Если говорить об очевидных источниках моего сочинительства, то это Айвз, Сати, Барток, Ксенакис… Влияние Булеза было, наверное, не таким сильным, хотя в студенческие годы я им увлекался. Но самое глубокое воздействие – на уровне устройства самого мышления – на меня оказало творчество художников: абстрактных экспрессионистов, Барнетта Ньюмена и, главное, Роберьта Раушенберга. И Раушенберг, и Дэвид Хокни выставлялись в Лондоне – я как раз тогда заканчивал школу и переходил в музыкальный колледж. Они поразили меня до глубины души. Это связано с расположением различных вещей на полотне. А у Раушенберга – в ассамбляжах. Там важно, как самые разные, совершенно никак не связанные между собой вещи начинают друг с другом взаимодействовать. То же самое происходит и у Хокни. Использование коллажной техники, использование множества самых разных элементов: это ведь не только живопись, но сразу и живопись, и рисунок, и коллаж, и все это существует вместе. И ведь на самом деле все это можно возвести к художникам вроде Дега: он умел оставить половину холста пустой, а другую половину заполнить красками. Кроме того, мне очень нравилось, как Хокни и Раушенберг восприняли влияние фотографии. Они оба использовали фотографию в своем творчестве, да и сами фотографировали. Раушенберг много занимался шелкографией – как и мой отец.
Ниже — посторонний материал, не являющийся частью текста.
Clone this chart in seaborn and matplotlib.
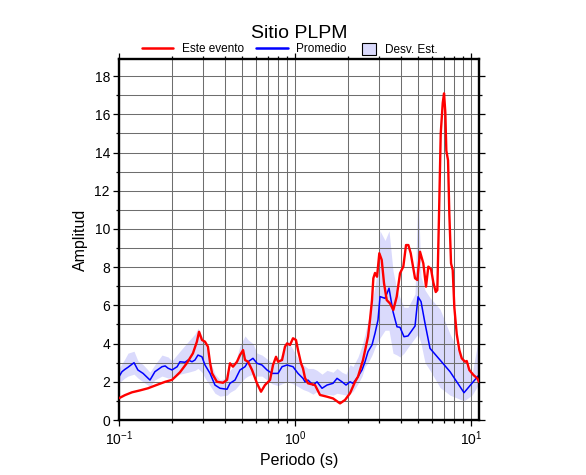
import matplotlib
matplotlib.use("Agg")
import matplotlib.pyplot as plt
import matplotlib.patches as mpatches
from matplotlib.lines import Line2D
from matplotlib.ticker import LogLocator, MultipleLocator, NullFormatter
import seaborn as sns

# --- Este evento (rojo) ---
periodo_evento = [0.100, 0.108, 0.1185, 0.1316, 0.146, 0.160, 0.171, 0.183, 0.200, 0.211,
                  0.222, 0.243, 0.263, 0.277, 0.285, 0.296, 0.308, 0.320, 0.329, 0.338,
                  0.360, 0.390, 0.411, 0.427, 0.444, 0.468, 0.487, 0.507, 0.520, 0.541,
                  0.570, 0.608, 0.641, 0.675, 0.721, 0.750, 0.780, 0.801, 0.844, 0.877,
                  0.901, 0.937, 0.974, 1.013, 1.040, 1.082, 1.110, 1.140, 1.185, 1.299,
                  1.387, 1.520, 1.644, 1.802, 1.924, 2.054, 2.192, 2.280, 2.434, 2.599,
                  2.667, 2.738, 2.786, 2.848, 2.924, 3.013, 3.109, 3.204, 3.319, 3.466,
                  3.619, 3.783, 3.950, 4.124, 4.273, 4.404, 4.544, 4.807, 4.954, 5.131,
                  5.358, 5.550, 5.721, 5.926, 6.108, 6.303, 6.436, 6.581, 6.728, 6.907,
                  7.026, 7.145, 7.240, 7.402, 7.529, 7.699, 7.871, 8.038, 8.295, 8.582,
                  8.857, 9.247, 9.454, 9.779, 10.31, 10.86, 11.10]
amp_evento = [1.14, 1.30, 1.45, 1.55, 1.66, 1.80, 1.90, 2.00, 2.10, 2.30,
              2.50, 2.98, 3.49, 4.10, 4.62, 4.19, 4.10, 3.84, 3.00, 2.44,
              2.00, 1.95, 2.10, 2.97, 2.79, 3.05, 3.40, 3.66, 3.14, 3.05,
              2.62, 1.92, 1.48, 1.83, 2.09, 2.88, 3.31, 3.05, 3.14, 3.84,
              4.01, 3.93, 4.28, 4.19, 3.66, 2.97, 2.70, 2.20, 1.92, 1.83,
              1.31, 1.22, 1.13, 0.87, 1.05, 1.40, 2.00, 2.27, 3.14, 4.36,
              5.24, 6.28, 7.42, 7.70, 7.50, 8.73, 8.38, 7.16, 6.28, 6.10,
              5.76, 6.46, 7.68, 8.03, 9.16, 9.16, 8.73, 7.42, 7.33, 8.81,
              8.20, 6.98, 8.03, 7.90, 7.20, 6.70, 6.80, 10.8, 15.0, 16.6,
              17.1, 16.1, 14.1, 13.6, 10.8, 8.20, 7.85, 5.90, 4.50, 3.66,
              3.23, 3.05, 3.09, 2.62, 2.36, 2.18, 2.00]

# --- Promedio (azul) ---
periodo_prom = [0.100, 0.104, 0.108, 0.1125, 0.1217, 0.128, 0.137, 0.150, 0.160, 0.1755,
                0.183, 0.190, 0.200, 0.214, 0.222, 0.237, 0.247, 0.260, 0.270, 0.281,
                0.296, 0.308, 0.329, 0.351, 0.375, 0.411, 0.427, 0.456, 0.487, 0.520,
                0.541, 0.577, 0.608, 0.649, 0.693, 0.740, 0.801, 0.844, 0.901, 0.974,
                1.040, 1.110, 1.140, 1.185, 1.266, 1.334, 1.424, 1.520, 1.644, 1.733,
                1.849, 1.949, 2.054, 2.136, 2.280, 2.403, 2.499, 2.599, 2.738, 2.848,
                2.962, 3.041, 3.247, 3.421, 3.605, 3.797, 3.950, 4.162, 4.385, 4.807,
                5.000, 5.199, 5.478, 5.848, 6.668, 7.599, 9.125, 11.10]
amp_prom = [2.27, 2.53, 2.65, 2.76, 3.00, 2.62, 2.44, 2.09, 2.53, 2.79,
            2.83, 2.71, 2.62, 2.79, 3.05, 3.02, 3.14, 3.05, 3.14, 3.40,
            3.31, 2.88, 2.44, 1.83, 1.66, 1.61, 1.92, 2.09, 2.62, 2.79,
            3.05, 3.23, 2.97, 2.88, 2.62, 2.44, 2.44, 2.79, 2.88, 2.79,
            2.44, 2.18, 2.00, 2.09, 1.83, 2.00, 1.66, 1.83, 1.92, 2.18,
            2.00, 1.83, 2.00, 1.92, 2.27, 2.62, 3.05, 3.58, 3.93, 4.54,
            5.24, 6.46, 6.37, 6.90, 5.67, 4.88, 4.85, 4.36, 4.40, 4.92,
            6.45, 6.20, 5.06, 3.75, 3.14, 2.53, 1.43, 2.36]

# --- Desviacion estandar (banda) ---
periodo_desv = [0.100, 0.108, 0.1125, 0.1217, 0.128, 0.137, 0.150, 0.160, 0.1755, 0.190,
                0.200, 0.222, 0.247, 0.270, 0.281, 0.296, 0.308, 0.329, 0.351, 0.375,
                0.411, 0.427, 0.456, 0.487, 0.520, 0.541, 0.577, 0.608, 0.649, 0.693,
                0.740, 0.801, 0.844, 0.901, 0.974, 1.040, 1.110, 1.185, 1.266, 1.334,
                1.424, 1.520, 1.644, 1.733, 1.849, 1.949, 2.054, 2.136, 2.280, 2.403,
                2.499, 2.599, 2.738, 2.848, 2.962, 3.041, 3.247, 3.421, 3.605, 3.797,
                3.950, 4.162, 4.385, 4.807, 5.000, 5.199, 5.478, 5.848, 6.668, 7.599,
                9.125, 10.13, 11.10]
desv_sup = [2.7, 3.2, 3.5, 3.6, 3.1, 2.9, 2.5, 2.9, 3.4, 3.3,
            3.1, 3.6, 4.1, 4.5, 4.8, 4.4, 4.0, 3.1, 2.4, 2.1,
            2.2, 2.6, 2.9, 3.9, 4.4, 4.2, 4.0, 3.5, 3.4, 3.2,
            3.0, 3.0, 3.5, 4.2, 3.7, 3.2, 2.9, 2.7, 2.7, 2.6,
            2.4, 2.6, 2.5, 2.7, 2.5, 2.4, 2.9, 2.8, 3.3, 3.9,
            4.5, 5.2, 6.2, 7.0, 8.0, 9.9, 9.4, 9.9, 7.8, 6.8,
            6.4, 5.9, 5.9, 6.6, 12.2, 7.5, 6.8, 6.4, 5.8, 4.5,
            3.0, 2.4, 4.4]
desv_inf = [1.95, 2.2, 2.3, 2.4, 2.2, 2.0, 1.75, 2.1, 2.3, 2.2,
            2.2, 2.4, 2.5, 2.6, 2.7, 2.5, 2.2, 1.8, 1.4, 1.25,
            1.3, 1.45, 1.6, 1.9, 2.2, 2.3, 2.4, 2.3, 2.3, 2.1,
            1.9, 1.8, 1.9, 2.0, 1.9, 1.75, 1.6, 1.5, 1.35, 1.5,
            1.3, 1.35, 1.3, 1.4, 1.35, 1.3, 1.4, 1.5, 1.9, 2.3,
            2.8, 3.0, 3.4, 3.8, 4.1, 4.3, 4.7, 4.7, 3.5, 3.4,
            3.3, 3.5, 3.8, 4.3, 4.5, 4.0, 3.0, 2.6, 1.7, 1.3,
            1.0, 1.3, 1.9]

banda_color = "#dadafc"

sns.set_theme(style="ticks")
plt.rcParams["font.family"] = ["Liberation Sans", "DejaVu Sans"]
plt.rcParams["mathtext.fontset"] = "custom"
plt.rcParams["mathtext.rm"] = "Liberation Sans"
plt.rcParams["mathtext.it"] = "Liberation Sans:italic"
plt.rcParams["mathtext.bf"] = "Liberation Sans:bold"
plt.rcParams["text.color"] = "black"
plt.rcParams["axes.labelcolor"] = "black"
plt.rcParams["xtick.color"] = "black"
plt.rcParams["ytick.color"] = "black"

fig = plt.figure(figsize=(5.86, 4.75), dpi=100)
ax = fig.add_axes([119 / 586, 55 / 475, 360 / 586, 361 / 475])

ax.fill_between(periodo_desv, desv_inf, desv_sup, color=banda_color, lw=0, zorder=0.3)
sns.lineplot(x=periodo_prom, y=amp_prom, color="blue", lw=1.1, ax=ax, zorder=2.5)
sns.lineplot(x=periodo_evento, y=amp_evento, color="red", lw=1.7, ax=ax, zorder=3)

ax.set_xscale("log")
ax.set_xlim(0.1, 11.1)
ax.set_ylim(0, 18.9)
ax.xaxis.set_major_locator(LogLocator(base=10))
ax.xaxis.set_minor_locator(LogLocator(base=10, subs=range(2, 10)))
ax.xaxis.set_minor_formatter(NullFormatter())
ax.yaxis.set_major_locator(MultipleLocator(2))
ax.yaxis.set_minor_locator(MultipleLocator(1))

ax.set_axisbelow(True)
ax.grid(True, which="both", color="#6e6e6e", lw=0.75)

for sp in ax.spines.values():
    sp.set_linewidth(1.7)
    sp.set_color("black")

ax.tick_params(which="both", direction="out", top=True, right=True,
               labelsize=10, width=0.9, pad=2)
ax.tick_params(which="major", length=4.5)
ax.tick_params(which="minor", length=2.5)

ax.set_xlabel("Periodo (s)", fontsize=11.5, labelpad=4)
ax.set_ylabel("Amplitud", fontsize=11.5, labelpad=5)

fig.text(299 / 586, 1 - 33 / 475, "Sitio PLPM", ha="center", va="center", fontsize=14)

# leyenda: lineas y caja en dos bloques
ley_y = 1 - 49.5 / 475
lineas = [Line2D([], [], color="red", lw=1.8), Line2D([], [], color="blue", lw=1.8)]
fig.legend(lineas, ["Este evento", "Promedio"], ncol=2, loc="center left",
           bbox_to_anchor=(141.5 / 586, ley_y), frameon=False, fontsize=8.5,
           handlelength=2.7, handletextpad=0.72, columnspacing=1.0, borderpad=0,
           borderaxespad=0)
caja = [mpatches.Patch(facecolor=banda_color, edgecolor="black", lw=0.8)]
fig.legend(caja, ["Desv. Est."], loc="center left",
           bbox_to_anchor=(361.5 / 586, ley_y), frameon=False, fontsize=8.5,
           handlelength=1.2, handleheight=1.2, handletextpad=0.78, borderpad=0,
           borderaxespad=0)

fig.savefig("out.png", dpi=100)
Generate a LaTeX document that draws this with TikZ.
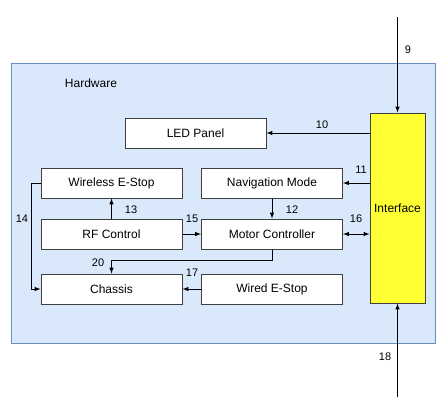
\documentclass[tikz,border=0pt]{standalone}
\usepackage{fontspec}
\setmainfont{Liberation Sans}
\usepackage{tikz}
\usetikzlibrary{positioning,arrows}
\definecolor{hwblue}{HTML}{DAE8FC}
\definecolor{hwline}{HTML}{6C8EBF}
\definecolor{ifyellow}{HTML}{FFFF33}
\definecolor{boxline}{HTML}{404040}

\begin{document}
\begin{tikzpicture}[x=1pt,y=-1pt]
\tikzstyle{group}=[rectangle, draw=hwline, fill=hwblue, line width=0.8pt, minimum width=424pt, minimum height=280pt]
\tikzstyle{block}=[rectangle, draw=boxline, fill=white, line width=1pt, minimum width=141pt, minimum height=30pt, font=\fontsize{12}{14}\selectfont]
\tikzstyle{iface}=[rectangle, draw=boxline, fill=ifyellow, line width=1pt, minimum width=55pt, minimum height=190pt, font=\fontsize{12}{14}\selectfont]
\tikzstyle{elabel}=[font=\fontsize{11}{13}\selectfont, inner sep=0pt]
\tikzstyle{connect}=[-latex, line width=1pt]

\useasboundingbox (0,0) rectangle (446,416);

	\node[group] (hw) at (223,203) {};
	\node[font=\fontsize{12}{14}\selectfont] (hwname) at (91,83) {Hardware};

	\node[iface] (ifc) at (397.5,208) {Interface};
	\node[block] (led) at (195.5,133) {LED Panel};

	\node[block] (wes) at (111.5,183) {Wireless E-Stop};
	\node[block] (nav) at (272,183) {Navigation Mode};

	\node[block] (rf) at (111.5,234) {RF Control};
	\node[block] (mc) at (272,234) {Motor Controller};

	\node[block] (ch) at (111.5,289) {Chassis};
	\node[block] (wired) at (272,289) {Wired E-Stop};

	\coordinate (in9) at (397.5,17);
	\coordinate (in18) at (397.5,397);

	\node[elabel] (l9) at (408,50) {9};
	\node[elabel] (l10) at (322,125) {10};
	\node[elabel] (l11) at (361,170) {11};
	\node[elabel] (l12) at (292,210) {12};
	\node[elabel] (l13) at (131,210) {13};
	\node[elabel] (l14) at (22,219) {14};
	\node[elabel] (l15) at (192,219) {15};
	\node[elabel] (l16) at (356,219) {16};
	\node[elabel] (l17) at (192,273) {17};
	\node[elabel] (l18) at (385,357) {18};
	\node[elabel] (l20) at (98,263) {20};

	\path[connect]
		(in9) edge [] (ifc.north)
		(in18) edge [] (ifc.south)
		(led.east -| ifc.west) edge [] (led.east)
		(nav.east -| ifc.west) edge [] (nav.east)
		(mc.east) edge [latex-latex] (mc.east -| ifc.west);

	\path[connect]
		(nav) edge [] (mc)
		(rf) edge [] (wes)
		(rf) edge [] (mc)
		(wired) edge [] (ch);

	\draw[connect] (mc.south) -- ++(0,11) -| (ch.north);
	\draw[connect] (wes.west) -- ++(-9,0) |- (ch.west);

\end{tikzpicture}
\end{document}
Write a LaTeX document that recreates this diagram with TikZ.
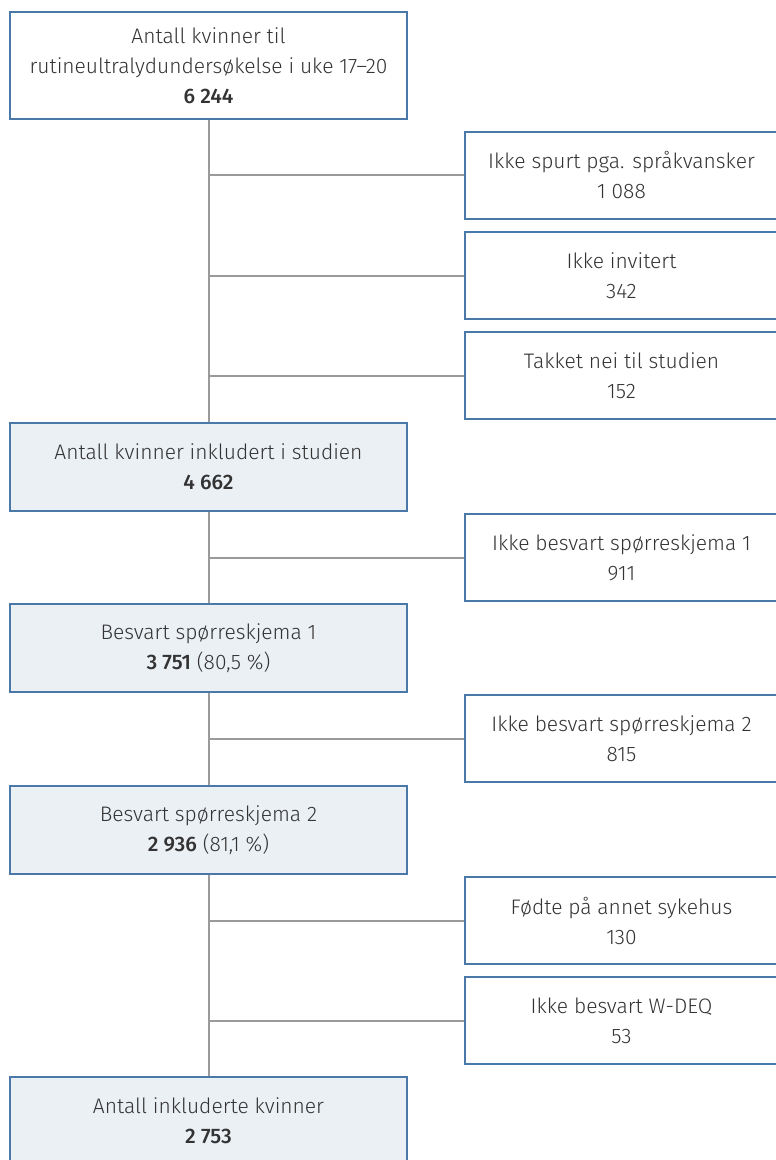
\documentclass[tikz,border=0pt]{standalone}
\usepackage{fontspec}
\setmainfont{Fira Sans}[UprightFont=* Light, BoldFont=* Medium]
\definecolor{boxblue}{HTML}{4A78A8}
\definecolor{boxfill}{HTML}{EBF0F5}
\definecolor{linegray}{HTML}{9A9A9A}
\definecolor{txt}{HTML}{333333}
\begin{document}
\begin{tikzpicture}[x=1pt,y=-1pt,
  every node/.style={font=\fontsize{21}{30}\selectfont, text=txt, align=center, inner sep=0pt},
  mainbox/.style={draw=boxblue, line width=2pt, minimum width=397pt},
  filledbox/.style={mainbox, fill=boxfill},
  sidebox/.style={draw=boxblue, line width=2pt, minimum width=313pt, minimum height=87pt},
  conn/.style={draw=linegray, line width=2pt}]
\useasboundingbox (0,0) rectangle (776,1160);
\clip (0,0) rectangle (776,1160);
% main boxes
\node[mainbox, minimum height=107pt] (b1) at (208.5,65.5) {Antall kvinner til\\rutineultralydundersøkelse i uke 17–20\\\textbf{6 244}};
\node[filledbox, minimum height=88pt] (b2) at (208.5,467) {Antall kvinner inkludert i studien\\\textbf{4 662}};
\node[filledbox, minimum height=88pt] (b3) at (208.5,648) {Besvart spørreskjema 1\\\textbf{3 751} (80,5 \%)};
\node[filledbox, minimum height=88pt] (b4) at (208.5,830) {Besvart spørreskjema 2\\\textbf{2 936} (81,1 \%)};
\node[filledbox, minimum height=88pt] (b5) at (208.5,1121) {Antall inkluderte kvinner\\\textbf{2 753}};
% side boxes
\node[sidebox] (r1) at (621.5,175) {Ikke spurt pga. språkvansker\\1 088};
\node[sidebox] (r2) at (621.5,275.5) {Ikke invitert\\342};
\node[sidebox] (r3) at (621.5,375.5) {Takket nei til studien\\152};
\node[sidebox] (r4) at (621.5,557.5) {Ikke besvart spørreskjema 1\\911};
\node[sidebox] (r5) at (621.5,738.5) {Ikke besvart spørreskjema 2\\815};
\node[sidebox] (r6) at (621.5,920.5) {Fødte på annet sykehus\\130};
\node[sidebox] (r7) at (621.5,1020.5) {Ikke besvart W-DEQ\\53};
% vertical connectors
\draw[conn] (b1.south) -- (b2.north);
\draw[conn] (b2.south) -- (b3.north);
\draw[conn] (b3.south) -- (b4.north);
\draw[conn] (b4.south) -- (b5.north);
% horizontal connectors
\draw[conn] (r1.west -| b1.south) -- (r1.west);
\draw[conn] (r2.west -| b1.south) -- (r2.west);
\draw[conn] (r3.west -| b1.south) -- (r3.west);
\draw[conn] (r4.west -| b2.south) -- (r4.west);
\draw[conn] (r5.west -| b3.south) -- (r5.west);
\draw[conn] (r6.west -| b4.south) -- (r6.west);
\draw[conn] (r7.west -| b4.south) -- (r7.west);
\end{tikzpicture}
\end{document}
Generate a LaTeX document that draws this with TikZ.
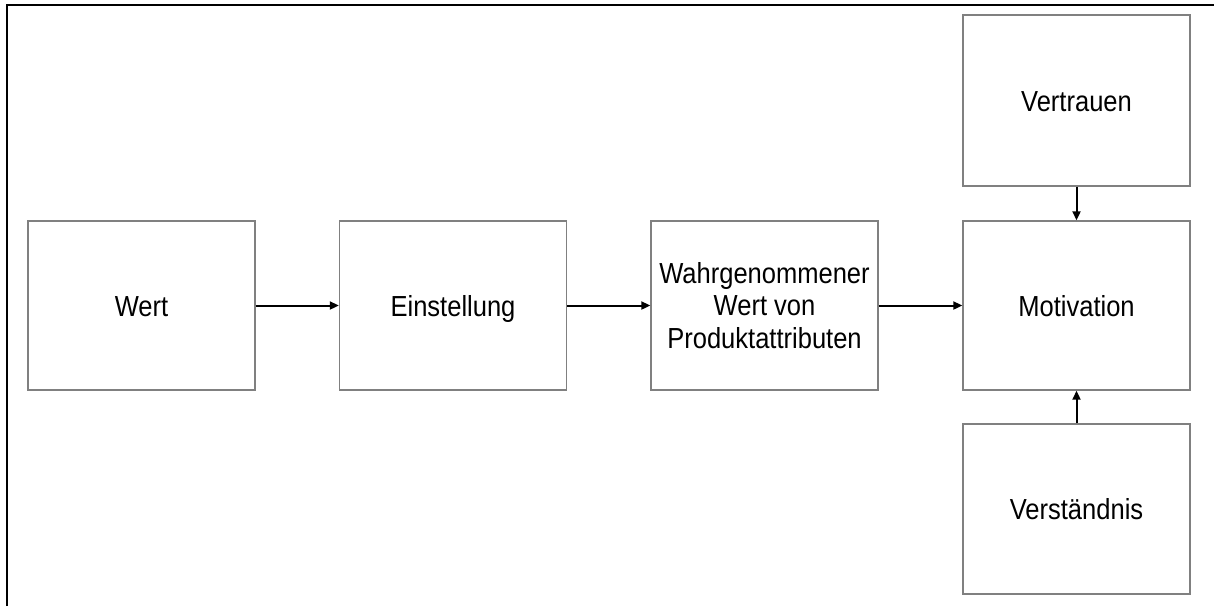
\documentclass[tikz,border=0pt]{standalone}
\usepackage{fontspec}
\setmainfont[FakeStretch=0.88]{Liberation Sans}
\usepackage{tikz}
\usepackage{xcolor}
\usetikzlibrary{arrows.meta}

\definecolor{boxgray}{RGB}{128,128,128}

\tikzset{
  factor/.style={rectangle, draw=boxgray, line width=1.4pt, fill=white, inner sep=2pt,
    minimum width=227pt, minimum height=169pt, align=center,
    font=\fontsize{29}{32.5}\selectfont},
  oneline/.style={text height=27pt, text depth=6pt},
  link/.style={-{Triangle[length=9pt, width=8pt]}, line width=2pt, black}
}

\begin{document}
\begin{tikzpicture}[x=1pt, y=-1pt]
  \useasboundingbox (0,0) rectangle (1214,606);
  % frame on top and left side
  \draw[line width=2.5pt] (7,606) -- (7,5) -- (1214,5);

  \node[factor, oneline] (wert) at (141.5, 305.5) {Wert};
  \node[factor, oneline] (einst) at (453, 305.5) {Einstellung};
  \node[factor] (wahr) at (764.5, 305.5) {Wahrgenommener\\Wert von\\Produktattributen};
  \node[factor, oneline] (motiv) at (1076.5, 305.5) {Motivation};
  \node[factor, oneline, minimum height=171pt] (vertr) at (1076.5, 100.5) {Vertrauen};
  \node[factor, oneline, minimum height=170pt] (verst) at (1076.5, 509) {Verständnis};

  \draw[link] (wert) -- (einst);
  \draw[link] (einst) -- (wahr);
  \draw[link] (wahr) -- (motiv);
  \draw[link] (vertr) -- (motiv);
  \draw[link] (verst) -- (motiv);
\end{tikzpicture}
\end{document}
Где-то вы сказали, что режиссеры гораздо больше понимают в том, что они говорят, чем композиторы. Экспериментальный кинематограф тоже оказал на вас большое влияние. Как именно?
Да, не менее глубокое (а может, даже и более глубокое) влияние на меня оказал киномонтаж. И здесь начинать можно с Эйзенштейна, а потом переходить к американскому андеграунду – к таким режиссерам, как Энди Уорхол, Джек Смит и, главное, Стэн Брэкидж и Грегори Маркопулос. И ведь их работы до сих пор широко не показывают, хотя есть антология фильмов Брэкиджа. Это совершенно выдающиеся вещи. Какие-то свои картины Брэкидж раскрашивал вручную, монтажные стыки всегда видно, зритель ни на минуту не забывает, что режиссер в буквальном смысле резал пленку. Это кино оказало огромное влияние на европейских режиссеров. Среди которых меня интересует Годар, интересует Пазолини. Они умеют донести до тебя мысль, что то, что ты смотришь, – это кино, а не имитация реальности.
Последний вопрос. Назовите самую важную вещь, которую вы в своей жизни поняли.
Только одну? То, что жизнь чудовищно недооценена. Наверное, к этой мысли нельзя прийти, пока тебе не исполнится лет 60. Мне было 54, когда врачи сказали, что жить мне осталось три месяца. И что единственный способ прожить дольше – это сделать операцию на открытом сердце. Но это было рискованно, могло и не получиться. Мне повезло, операцию я пережил, и она полностью изменила мое отношение к жизни, потому что тогда я начал понимать, что завтра может и не наступить. Теперь я ценю жизнь гораздо больше, чем ценил ее в 20, 30 или в 40 лет. Я тогда вообще об этом не думал. Не знаю, сказывается ли это на музыке, которую я пишу, – она-то по-прежнему отчаянная и безрассудная! (Смеется.)